Word for word, quote all of the material, omitting the pictures.
◆ ◆ ◆ ◆ ◆
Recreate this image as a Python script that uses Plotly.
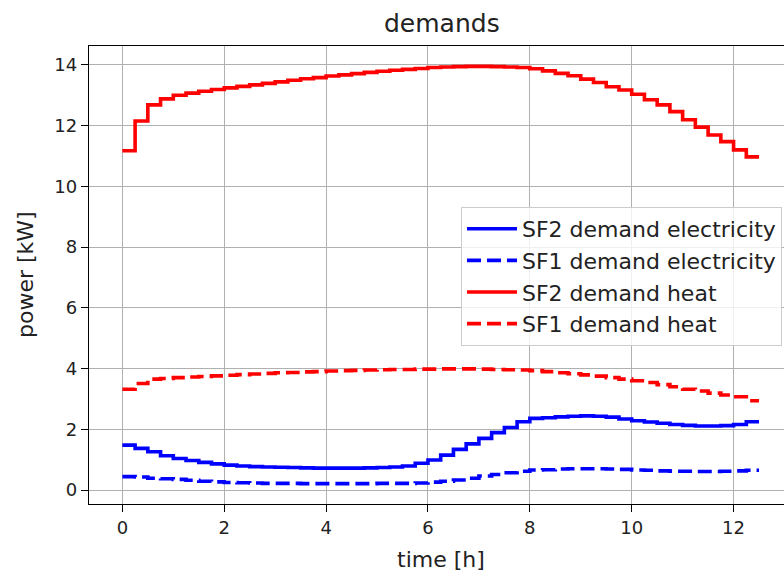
import plotly.graph_objects as go

# time grid [h], 15-minute steps (start of each interval)
time_h = [i * 0.25 for i in range(50)]
t_end = 12.5

sf2_heat = [11.17, 12.15, 12.68, 12.88, 13.00, 13.07, 13.13, 13.19, 13.24, 13.29,
            13.34, 13.39, 13.44, 13.49, 13.54, 13.58, 13.63, 13.67, 13.71, 13.75,
            13.79, 13.82, 13.85, 13.88, 13.91, 13.93, 13.94, 13.95, 13.95, 13.94,
            13.93, 13.91, 13.87, 13.80, 13.72, 13.64, 13.53, 13.42, 13.28, 13.17,
            13.03, 12.85, 12.68, 12.46, 12.19, 11.95, 11.69, 11.47, 11.20, 10.97]

sf1_heat = [3.32, 3.51, 3.65, 3.67, 3.70, 3.72, 3.74, 3.76, 3.78, 3.80,
            3.82, 3.84, 3.86, 3.87, 3.89, 3.90, 3.92, 3.93, 3.94, 3.95,
            3.96, 3.97, 3.97, 3.98, 3.98, 3.99, 3.99, 3.99, 3.98, 3.97,
            3.96, 3.95, 3.93, 3.90, 3.86, 3.83, 3.79, 3.75, 3.70, 3.65,
            3.60, 3.54, 3.47, 3.40, 3.32, 3.26, 3.19, 3.13, 3.07, 2.94]

sf2_elec = [1.48, 1.37, 1.26, 1.13, 1.04, 0.97, 0.91, 0.86, 0.82, 0.79,
            0.77, 0.76, 0.75, 0.74, 0.73, 0.72, 0.72, 0.72, 0.72, 0.73,
            0.74, 0.76, 0.79, 0.88, 0.99, 1.15, 1.34, 1.52, 1.70, 1.89,
            2.06, 2.25, 2.36, 2.38, 2.41, 2.43, 2.44, 2.43, 2.40, 2.34,
            2.28, 2.24, 2.20, 2.16, 2.13, 2.11, 2.11, 2.12, 2.16, 2.25]

sf1_elec = [0.44, 0.43, 0.39, 0.37, 0.35, 0.32, 0.29, 0.27, 0.25, 0.24,
            0.23, 0.22, 0.22, 0.22, 0.21, 0.21, 0.21, 0.21, 0.21, 0.21,
            0.22, 0.22, 0.22, 0.23, 0.26, 0.29, 0.33, 0.39, 0.46, 0.51,
            0.57, 0.62, 0.66, 0.67, 0.69, 0.70, 0.70, 0.70, 0.69, 0.68,
            0.66, 0.65, 0.63, 0.62, 0.62, 0.61, 0.61, 0.62, 0.63, 0.65]

x_ticks = [0, 2, 4, 6, 8, 10, 12]
y_ticks = [0, 2, 4, 6, 8, 10, 12, 14]

series = [
    ("SF2 demand electricity", sf2_elec, "#0000ff", "solid"),
    ("SF1 demand electricity", sf1_elec, "#0000ff", "14px,6px"),
    ("SF2 demand heat", sf2_heat, "#ff0000", "solid"),
    ("SF1 demand heat", sf1_heat, "#ff0000", "14px,6px"),
]

xs = time_h + [t_end]
fig = go.Figure()
for name, vals, color, dash in series:
    fig.add_trace(go.Scatter(
        x=xs, y=vals + [vals[-1]], mode="lines", name=name,
        line=dict(color=color, width=3.6, dash=dash, shape="hv"),
    ))

W, H = 784, 572
L, R, T, B = 89, 0, 46, 68
pw, ph = W - L - R, H - T - B
txt = "#222222"
font = "DejaVu Sans"

axis_common = dict(
    showgrid=True, gridcolor="#b0b0b0", gridwidth=1.3,
    showline=True, linecolor="black", linewidth=1.3,
    ticks="outside", ticklen=7, tickwidth=1.3, tickcolor="black",
    zeroline=False, tickfont=dict(size=18, color=txt, family=font),
)

fig.update_layout(
    width=W, height=H,
    margin=dict(l=L, r=R, t=T, b=B),
    paper_bgcolor="white", plot_bgcolor="white",
    font=dict(family=font, color=txt),
    showlegend=True,
    legend=dict(
        x=(782 - L) / pw, xanchor="right", y=(H - B - 207) / ph, yanchor="top",
        bgcolor="rgba(255,255,255,0.8)", bordercolor="#cccccc", borderwidth=1,
        font=dict(size=22, color=txt, family=font),
        itemwidth=50, tracegroupgap=0,
    ),
    xaxis=dict(range=[-0.655, 12.99], tickvals=x_ticks, mirror=True, **axis_common),
    yaxis=dict(range=[-0.46, 14.62], tickvals=y_ticks, mirror=False, **axis_common),
    annotations=[
        dict(text="demands", xref="paper", yref="paper",
             x=(442 - L) / pw, y=(H - B - 23) / ph, xanchor="center", yanchor="middle",
             showarrow=False, font=dict(size=25, color=txt, family=font)),
        dict(text="time [h]", xref="paper", yref="paper",
             x=(441.5 - L) / pw, y=(H - B - 545) / ph, xanchor="center", yanchor="top",
             showarrow=False, font=dict(size=22, color=txt, family=font)),
        dict(text="power [kW]", xref="paper", yref="paper", textangle=-90,
             x=(25 - L) / pw, y=0.5, xanchor="center", yanchor="middle",
             showarrow=False, font=dict(size=22, color=txt, family=font)),
    ],
)

fig.write_html(
    "out.html",
    config={"displayModeBar": False},
    post_script="document.body.style.margin='0';document.body.style.overflow='hidden';",
)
◆ ◆ ◆ ◆ ◆
Result below:
Recreate this image as a Python script that uses Plotly.
import plotly.graph_objects as go

# time grid [h], 15-minute steps (start of each interval)
time_h = [i * 0.25 for i in range(50)]
t_end = 12.5

sf2_heat = [11.17, 12.15, 12.68, 12.88, 13.00, 13.07, 13.13, 13.19, 13.24, 13.29,
            13.34, 13.39, 13.44, 13.49, 13.54, 13.58, 13.63, 13.67, 13.71, 13.75,
            13.79, 13.82, 13.85, 13.88, 13.91, 13.93, 13.94, 13.95, 13.95, 13.94,
            13.93, 13.91, 13.87, 13.80, 13.72, 13.64, 13.53, 13.42, 13.28, 13.17,
            13.03, 12.85, 12.68, 12.46, 12.19, 11.95, 11.69, 11.47, 11.20, 10.97]

sf1_heat = [3.32, 3.51, 3.65, 3.67, 3.70, 3.72, 3.74, 3.76, 3.78, 3.80,
            3.82, 3.84, 3.86, 3.87, 3.89, 3.90, 3.92, 3.93, 3.94, 3.95,
            3.96, 3.97, 3.97, 3.98, 3.98, 3.99, 3.99, 3.99, 3.98, 3.97,
            3.96, 3.95, 3.93, 3.90, 3.86, 3.83, 3.79, 3.75, 3.70, 3.65,
            3.60, 3.54, 3.47, 3.40, 3.32, 3.26, 3.19, 3.13, 3.07, 2.94]

sf2_elec = [1.48, 1.37, 1.26, 1.13, 1.04, 0.97, 0.91, 0.86, 0.82, 0.79,
            0.77, 0.76, 0.75, 0.74, 0.73, 0.72, 0.72, 0.72, 0.72, 0.73,
            0.74, 0.76, 0.79, 0.88, 0.99, 1.15, 1.34, 1.52, 1.70, 1.89,
            2.06, 2.25, 2.36, 2.38, 2.41, 2.43, 2.44, 2.43, 2.40, 2.34,
            2.28, 2.24, 2.20, 2.16, 2.13, 2.11, 2.11, 2.12, 2.16, 2.25]

sf1_elec = [0.44, 0.43, 0.39, 0.37, 0.35, 0.32, 0.29, 0.27, 0.25, 0.24,
            0.23, 0.22, 0.22, 0.22, 0.21, 0.21, 0.21, 0.21, 0.21, 0.21,
            0.22, 0.22, 0.22, 0.23, 0.26, 0.29, 0.33, 0.39, 0.46, 0.51,
            0.57, 0.62, 0.66, 0.67, 0.69, 0.70, 0.70, 0.70, 0.69, 0.68,
            0.66, 0.65, 0.63, 0.62, 0.62, 0.61, 0.61, 0.62, 0.63, 0.65]

x_ticks = [0, 2, 4, 6, 8, 10, 12]
y_ticks = [0, 2, 4, 6, 8, 10, 12, 14]

series = [
    ("SF2 demand electricity", sf2_elec, "#0000ff", "solid"),
    ("SF1 demand electricity", sf1_elec, "#0000ff", "14px,6px"),
    ("SF2 demand heat", sf2_heat, "#ff0000", "solid"),
    ("SF1 demand heat", sf1_heat, "#ff0000", "14px,6px"),
]

xs = time_h + [t_end]
fig = go.Figure()
for name, vals, color, dash in series:
    fig.add_trace(go.Scatter(
        x=xs, y=vals + [vals[-1]], mode="lines", name=name,
        line=dict(color=color, width=3.6, dash=dash, shape="hv"),
    ))

W, H = 784, 572
L, R, T, B = 89, 0, 46, 68
pw, ph = W - L - R, H - T - B
txt = "#222222"
font = "DejaVu Sans"

axis_common = dict(
    showgrid=True, gridcolor="#b0b0b0", gridwidth=1.3,
    showline=True, linecolor="black", linewidth=1.3,
    ticks="outside", ticklen=7, tickwidth=1.3, tickcolor="black",
    zeroline=False, tickfont=dict(size=18, color=txt, family=font),
)

fig.update_layout(
    width=W, height=H,
    margin=dict(l=L, r=R, t=T, b=B),
    paper_bgcolor="white", plot_bgcolor="white",
    font=dict(family=font, color=txt),
    showlegend=True,
    legend=dict(
        x=(782 - L) / pw, xanchor="right", y=(H - B - 207) / ph, yanchor="top",
        bgcolor="rgba(255,255,255,0.8)", bordercolor="#cccccc", borderwidth=1,
        font=dict(size=22, color=txt, family=font),
        itemwidth=50, tracegroupgap=0,
    ),
    xaxis=dict(range=[-0.655, 12.99], tickvals=x_ticks, mirror=True, **axis_common),
    yaxis=dict(range=[-0.46, 14.62], tickvals=y_ticks, mirror=False, **axis_common),
    annotations=[
        dict(text="demands", xref="paper", yref="paper",
             x=(442 - L) / pw, y=(H - B - 23) / ph, xanchor="center", yanchor="middle",
             showarrow=False, font=dict(size=25, color=txt, family=font)),
        dict(text="time [h]", xref="paper", yref="paper",
             x=(441.5 - L) / pw, y=(H - B - 545) / ph, xanchor="center", yanchor="top",
             showarrow=False, font=dict(size=22, color=txt, family=font)),
        dict(text="power [kW]", xref="paper", yref="paper", textangle=-90,
             x=(25 - L) / pw, y=0.5, xanchor="center", yanchor="middle",
             showarrow=False, font=dict(size=22, color=txt, family=font)),
    ],
)

fig.write_html(
    "out.html",
    config={"displayModeBar": False},
    post_script="document.body.style.margin='0';document.body.style.overflow='hidden';",
)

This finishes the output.